The artistic discovery of Lake Chiemsee began at the end of the 18th century, when Johann Georg von Dillis (1759-1841) created the first views of Lake Chiemsee in 1792. The Frauenchiemsee artists’ colony, founded in 1828, is one of the oldest artists’ colonies in Europe alongside Barbizon. The artists’ colony experienced a further heyday in the years between 1880 and 1914 with the “island kings” Karl Raupp (1837-1918) and Josef Wopfner (1843-1927). Their pictures of the lake and the Chiemsee fishermen made the “Bavarian Sea”, as the Chiemsee is also known, famous throughout Europe. Not to be forgotten are the artists Emma Haushofer-Merk (1854-1925) and Carry Brachvogel (1864-1942), who together founded Bavaria’s first association of women writers, which the author Eva Gräfin von Baudissin (1869-1943) also joined. Marie Haushofer (1871- 1940) created an artistic monument to the Fraueninsel as a painter and poet.

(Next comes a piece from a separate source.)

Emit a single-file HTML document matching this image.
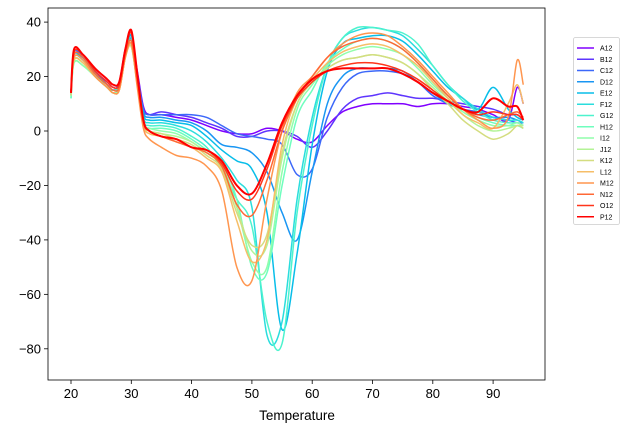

From 1872, the “Bären und Löwen” (Bears and Lions) summer holiday group met in Prien, whose leading member was the genre painter Hugo Kauffmann (1844-1915). He discovered the picturesque village on Lake Chiemsee as an ideal place for artists to live and work. He praised the beauty of the landscape and the easy accessibility of the city of Munich and settled on a spacious country estate there. Many artists followed him, and so Prien am Chiemsee became an important subsidiary colony of Frauenchiemsee.
While the painters of the 19th century were still summer holidaymakers from the cities, artists began to settle by the lake around 1900. Artists’ villas were built, farmhouses and fishermen’s estates were converted into studios and developed into new centres for artists. The Frauenwörther group (1920-1960) gathered on the Fraueninsel. Almost at the same time, the Welle group (1921-1934) was formed in Prien. Exhibitions were now held on the island and in Prien for the first time. The art landscape of Lake Chiemsee can build on this rich history right up to the present day. Above all, it stands in the obligatory tradition of the first free art exhibition in Bavaria after the Second World War, which was shown in Prien in August 1945. Numerous artists, who no longer had any exhibition opportunities during the National Socialist era, came together there and initiated a highly acclaimed exhibition under the simplest of conditions. The municipality of Prien and the Kulturförderverein Prien am Chiemsee, both members of euroart, are committed to this tradition and promote contemporary art, which still characterises the lively and high-quality artistic landscape of Lake Chiemsee today.